Mr Musa spoke after visiting his son, Imad, in a Jericho prison. Imad, 25, is one of nine men in their twenties and thirties from Al-Khader, near Bethlehem, who have been held by Palestinian military intelligence for a year on multiple-murder charges. They are alleged to have acted on orders from an Israeli secret service agent.
Palestinian human rights workers believe they were framed by a security apparatus running out of control. On 7 February Yasser Arafat's Justice Minister, Freih Abu-Medein, told the Palestinian parliament they were innocent and would be released within 48 hours. Three months later they are still behind bars. Their trial has been set for 22 June.
The Palestinian authorities now say they have all confessed. But the nine claim they were tortured until they signed false admissions.
Youssuf Musa accused their Palestinian interrogators of sexually abusing the prisoners, of threatening to settle accounts with their families, beating them and forcing them to drink sewage water. He last saw his son on Saturday.

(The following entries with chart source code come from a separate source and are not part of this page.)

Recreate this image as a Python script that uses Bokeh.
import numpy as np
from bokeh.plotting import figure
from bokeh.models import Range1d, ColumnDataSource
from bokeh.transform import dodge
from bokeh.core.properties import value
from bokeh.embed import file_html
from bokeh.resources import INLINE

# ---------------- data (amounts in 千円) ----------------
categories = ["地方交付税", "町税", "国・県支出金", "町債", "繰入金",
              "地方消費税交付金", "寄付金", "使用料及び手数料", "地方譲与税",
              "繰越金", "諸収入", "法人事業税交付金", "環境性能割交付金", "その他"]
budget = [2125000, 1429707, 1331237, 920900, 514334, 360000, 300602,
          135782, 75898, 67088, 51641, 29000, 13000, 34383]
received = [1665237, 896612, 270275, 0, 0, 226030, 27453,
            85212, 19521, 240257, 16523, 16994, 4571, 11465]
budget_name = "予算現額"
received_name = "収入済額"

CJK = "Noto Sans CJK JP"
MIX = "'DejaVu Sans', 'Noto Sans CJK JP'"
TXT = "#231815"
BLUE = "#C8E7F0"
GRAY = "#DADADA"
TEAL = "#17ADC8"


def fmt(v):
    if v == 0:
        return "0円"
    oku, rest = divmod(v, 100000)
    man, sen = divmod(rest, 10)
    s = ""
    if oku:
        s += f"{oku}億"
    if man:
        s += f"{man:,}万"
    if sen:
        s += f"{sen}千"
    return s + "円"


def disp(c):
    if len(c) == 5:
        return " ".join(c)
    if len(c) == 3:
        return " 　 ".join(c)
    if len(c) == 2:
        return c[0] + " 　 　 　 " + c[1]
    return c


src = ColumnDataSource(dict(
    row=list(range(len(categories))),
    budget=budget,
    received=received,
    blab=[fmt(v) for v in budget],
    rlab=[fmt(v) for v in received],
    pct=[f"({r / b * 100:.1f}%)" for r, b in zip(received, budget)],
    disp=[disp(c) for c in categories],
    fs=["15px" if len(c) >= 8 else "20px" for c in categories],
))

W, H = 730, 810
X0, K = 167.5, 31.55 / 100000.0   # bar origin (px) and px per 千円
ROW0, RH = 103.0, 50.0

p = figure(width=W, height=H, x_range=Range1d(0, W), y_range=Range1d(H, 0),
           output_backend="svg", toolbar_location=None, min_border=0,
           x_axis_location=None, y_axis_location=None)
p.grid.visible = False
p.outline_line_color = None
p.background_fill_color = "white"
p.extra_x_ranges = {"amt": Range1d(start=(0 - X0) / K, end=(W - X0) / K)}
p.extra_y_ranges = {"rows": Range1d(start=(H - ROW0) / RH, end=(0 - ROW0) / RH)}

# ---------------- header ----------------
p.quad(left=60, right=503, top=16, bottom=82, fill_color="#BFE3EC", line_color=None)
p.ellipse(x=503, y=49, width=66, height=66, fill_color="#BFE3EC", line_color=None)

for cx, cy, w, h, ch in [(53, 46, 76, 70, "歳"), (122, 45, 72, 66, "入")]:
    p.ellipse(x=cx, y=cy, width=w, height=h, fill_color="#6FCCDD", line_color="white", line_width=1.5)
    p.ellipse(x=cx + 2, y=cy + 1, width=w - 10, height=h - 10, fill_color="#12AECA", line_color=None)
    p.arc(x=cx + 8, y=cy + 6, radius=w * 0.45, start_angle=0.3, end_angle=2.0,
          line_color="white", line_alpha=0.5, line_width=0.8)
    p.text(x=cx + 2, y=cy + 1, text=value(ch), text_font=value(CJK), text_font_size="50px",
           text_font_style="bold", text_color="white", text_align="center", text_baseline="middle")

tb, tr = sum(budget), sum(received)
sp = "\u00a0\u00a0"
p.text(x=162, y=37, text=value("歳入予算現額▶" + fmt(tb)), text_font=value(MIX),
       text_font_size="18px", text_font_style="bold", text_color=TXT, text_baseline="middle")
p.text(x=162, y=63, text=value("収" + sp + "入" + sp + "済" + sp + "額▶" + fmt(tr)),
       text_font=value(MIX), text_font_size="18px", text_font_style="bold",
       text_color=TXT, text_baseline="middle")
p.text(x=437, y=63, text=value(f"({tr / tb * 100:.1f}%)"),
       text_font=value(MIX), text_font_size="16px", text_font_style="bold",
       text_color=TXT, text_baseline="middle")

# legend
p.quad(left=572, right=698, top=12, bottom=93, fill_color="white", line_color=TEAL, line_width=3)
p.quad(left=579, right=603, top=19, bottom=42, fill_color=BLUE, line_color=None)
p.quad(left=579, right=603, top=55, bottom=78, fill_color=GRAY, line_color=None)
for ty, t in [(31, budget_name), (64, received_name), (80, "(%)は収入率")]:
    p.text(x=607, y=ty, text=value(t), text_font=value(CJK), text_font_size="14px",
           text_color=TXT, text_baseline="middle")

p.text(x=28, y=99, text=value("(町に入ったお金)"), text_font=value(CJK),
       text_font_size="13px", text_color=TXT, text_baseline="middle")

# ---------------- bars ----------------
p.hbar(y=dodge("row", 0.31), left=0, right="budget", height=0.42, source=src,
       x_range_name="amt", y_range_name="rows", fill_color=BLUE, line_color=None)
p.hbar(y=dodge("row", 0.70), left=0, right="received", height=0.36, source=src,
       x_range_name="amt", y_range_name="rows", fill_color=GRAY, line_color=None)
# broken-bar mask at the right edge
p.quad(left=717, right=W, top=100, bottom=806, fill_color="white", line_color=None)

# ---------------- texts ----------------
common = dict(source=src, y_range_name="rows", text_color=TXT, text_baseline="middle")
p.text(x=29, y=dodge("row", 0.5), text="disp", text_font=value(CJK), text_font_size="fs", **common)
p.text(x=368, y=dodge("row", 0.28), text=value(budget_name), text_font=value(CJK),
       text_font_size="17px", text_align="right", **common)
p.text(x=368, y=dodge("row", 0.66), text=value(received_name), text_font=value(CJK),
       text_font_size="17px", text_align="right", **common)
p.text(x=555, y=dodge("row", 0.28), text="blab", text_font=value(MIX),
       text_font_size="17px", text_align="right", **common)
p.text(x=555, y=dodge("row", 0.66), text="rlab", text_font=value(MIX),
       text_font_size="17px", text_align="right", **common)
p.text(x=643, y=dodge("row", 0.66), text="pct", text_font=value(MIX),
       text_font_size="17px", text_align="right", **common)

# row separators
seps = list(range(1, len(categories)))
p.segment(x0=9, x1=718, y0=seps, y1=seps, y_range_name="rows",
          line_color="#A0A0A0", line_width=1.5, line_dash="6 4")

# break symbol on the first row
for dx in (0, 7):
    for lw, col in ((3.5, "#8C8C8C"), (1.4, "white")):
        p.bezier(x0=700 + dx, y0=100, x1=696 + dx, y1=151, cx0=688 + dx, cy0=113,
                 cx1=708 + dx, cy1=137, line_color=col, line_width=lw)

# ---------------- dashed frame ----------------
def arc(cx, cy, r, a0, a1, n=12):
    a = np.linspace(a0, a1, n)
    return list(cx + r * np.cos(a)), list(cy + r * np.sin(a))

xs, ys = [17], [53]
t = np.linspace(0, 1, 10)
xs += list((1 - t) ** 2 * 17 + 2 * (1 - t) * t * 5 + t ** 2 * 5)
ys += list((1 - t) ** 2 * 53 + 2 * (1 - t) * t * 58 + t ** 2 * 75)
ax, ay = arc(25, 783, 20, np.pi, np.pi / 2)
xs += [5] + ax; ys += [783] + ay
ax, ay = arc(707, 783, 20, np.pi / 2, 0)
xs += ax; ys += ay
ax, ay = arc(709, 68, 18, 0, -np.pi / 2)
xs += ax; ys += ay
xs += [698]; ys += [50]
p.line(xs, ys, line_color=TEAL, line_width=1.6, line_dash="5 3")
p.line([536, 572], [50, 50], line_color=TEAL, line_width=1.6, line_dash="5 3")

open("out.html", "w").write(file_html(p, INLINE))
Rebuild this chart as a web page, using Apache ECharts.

"He told me they raped them with their batons," he said. "They tied their hands behind them and made them stand or sit naked in one position for hours at a time. They tied them to a rod and turned them like chickens on a spit. They hit them with electric cables."
According to Bassem Eid, director of the Palestinian Human Rights Monitoring Group, the Israeli army has admitted that two of the Al-Khader shootings were perpetrated by undercover Israeli soldiers.
One of the accused, Nabil Salah, 25, was serving a term in an Israeli prison when he was supposed to have murdered a man from his village on the way to the mosque. In another case, one of the supposed murder victims had committed suicide by drinking poison in front of her husband's family.
Mr Eid was presenting his independent group's first annual report at the end of a month in which two Arab land dealers were bludgeoned to death, apparently by Palestinian police, for selling land to Jews, and two Arab journalists have been arrested for doing their jobs.
"We are still," he said, "confronted with illegal detention, substandard prison conditions, lack of proper procedure and torture on a large scale."